Why is gross margin guidance moving toward the lower end? (JPMorgan)
Total cost is about $20 million more favorable (inflation about $70 million plus $40 million tariffs, roughly $110 million), but incremental ERP demand-fulfillment expenses and higher trade spending and advertising to support back-half innovation pressured margin toward the lower end; robust expansion is still expected in Q3 and Q4.
Is the high end of the -5% to -9% organic range still achievable? (Goldman Sachs)
It would require everything to hit, including category growth at the higher end (about 1% or more for U.S. retail), strong execution on innovation and demand creation, and no supply or extraneous issues; the wide range was a deliberate choice to stay agile.
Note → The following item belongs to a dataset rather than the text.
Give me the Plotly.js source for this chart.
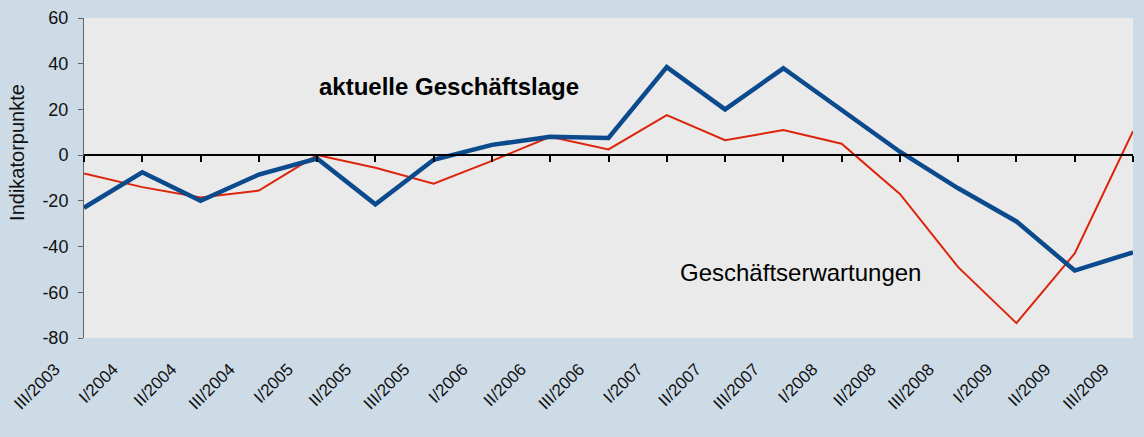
<!DOCTYPE html>
<html>
<head>
<meta charset="utf-8">
<script src="https://cdn.plot.ly/plotly-3.0.1.min.js"></script>
<style>
  html, body { margin: 0; padding: 0; background: #cddbe7; }
  #graph { width: 1144px; height: 437px; }
</style>
</head>
<body>
<div id="graph"></div>
<script>
// Quartale
var quartale = ['III/2003', 'I/2004', 'II/2004', 'III/2004', 'I/2005', 'II/2005', 'III/2005',
    'I/2006', 'II/2006', 'III/2006', 'I/2007', 'II/2007', 'III/2007', 'I/2008', 'II/2008',
    'III/2008', 'I/2009', 'II/2009', 'III/2009'];

// aktuelle Geschaeftslage
var lage = [-23, -7.5, -20, -8.5, -1.5, -21.5, -2, 4.5, 8, 7.5, 38.5, 20, 38, 20, 1.5,
    -14.5, -29, -50.5, -42.5];

// Geschaeftserwartungen
var erwartungen = [-8, -14, -18.5, -15.5, 0, -5.5, -12.5, -2.5, 8, 2.5, 17.5, 6.5, 11,
    5, -17, -49, -73.5, -43, 10.5];

var yTicks = [-80, -60, -40, -20, 0, 20, 40, 60];

var font = 'Liberation Sans, Arial, sans-serif';

var traceLage = {
    x: quartale,
    y: lage,
    mode: 'lines',
    name: 'aktuelle Geschäftslage',
    line: { color: '#0b4a8c', width: 4.5 }
};
var traceErw = {
    x: quartale,
    y: erwartungen,
    mode: 'lines',
    name: 'Geschäftserwartungen',
    line: { color: '#dd240a', width: 2 }
};
// unsichtbare Spur fuer die Nulllinie mit Strichen
var traceNull = {
    x: quartale,
    y: quartale.map(function () { return 0; }),
    xaxis: 'x2',
    mode: 'lines',
    hoverinfo: 'skip',
    showlegend: false,
    line: { color: 'rgba(0,0,0,0)', width: 0 }
};

var layout = {
    width: 1144,
    height: 437,
    paper_bgcolor: '#cddbe7',
    plot_bgcolor: '#eaeaea',
    showlegend: false,
    margin: { l: 84, r: 11, t: 18, b: 99 },
    font: { family: font, size: 17, color: '#111' },
    xaxis: {
        type: 'category',
        range: [0, quartale.length - 1],
        tickangle: -45,
        ticks: '',
        showline: false,
        showgrid: false,
        zeroline: false,
        ticklabelstandoff: 17,
        ticklabelshift: -29,
        tickfont: { family: font, size: 17, color: '#111' }
    },
    xaxis2: {
        type: 'category',
        overlaying: 'x',
        matches: 'x',
        anchor: 'free',
        position: 80 / 140,
        side: 'bottom',
        showline: true,
        linecolor: '#000',
        linewidth: 2,
        ticks: 'outside',
        ticklen: 6,
        tickwidth: 2,
        tickcolor: '#000',
        showticklabels: false,
        showgrid: false,
        zeroline: false
    },
    yaxis: {
        range: [-80, 60],
        tickvals: yTicks,
        ticktext: yTicks.map(String),
        showgrid: false,
        zeroline: false,
        showline: true,
        linecolor: '#666',
        linewidth: 1,
        ticks: 'outside',
        ticklen: 5,
        tickcolor: '#666',
        ticklabelstandoff: 6,
        tickfont: { family: font, size: 18, color: '#111' }
    },
    annotations: [
        {
            xref: 'paper', yref: 'paper', x: -0.0634, y: 0.58,
            xanchor: 'center', yanchor: 'middle',
            text: 'Indikatorpunkte', textangle: -90,
            showarrow: false,
            font: { family: font, size: 20, color: '#111' }
        },
        {
            xref: 'paper', yref: 'paper', x: 0.3484, y: 0.7875,
            xanchor: 'center', yanchor: 'middle',
            text: '<b>aktuelle Geschäftslage</b>',
            showarrow: false,
            font: { family: font, size: 24, color: '#000' }
        },
        {
            xref: 'paper', yref: 'paper', x: 0.6826, y: 0.206,
            xanchor: 'center', yanchor: 'middle',
            text: 'Geschäftserwartungen',
            showarrow: false,
            font: { family: font, size: 24, color: '#000' }
        }
    ]
};

var config = { staticPlot: true };

Plotly.newPlot('graph', [traceNull, traceErw, traceLage], layout, config);
</script>
</body>
</html>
Is the path to price mix inflecting positive or staying negative? (TD Cowen)
Price mix is expected to be about a 1-point headwind for the year (versus about 2 points last year), driven by value-seeking and channel shifting, partially offset by net revenue management, with stable promotions year over year.
Should we still add back the full $0.90 ERP impact to get a run-rate EPS base? (BNP Paribas)
Yes; about two weeks of sales and EPS were shifted from FY2026 into FY2025, so FY2026 absolute sales and EPS dollars are understated, and the $0.90 would be added to wherever the year finishes as the FY2027 starting point.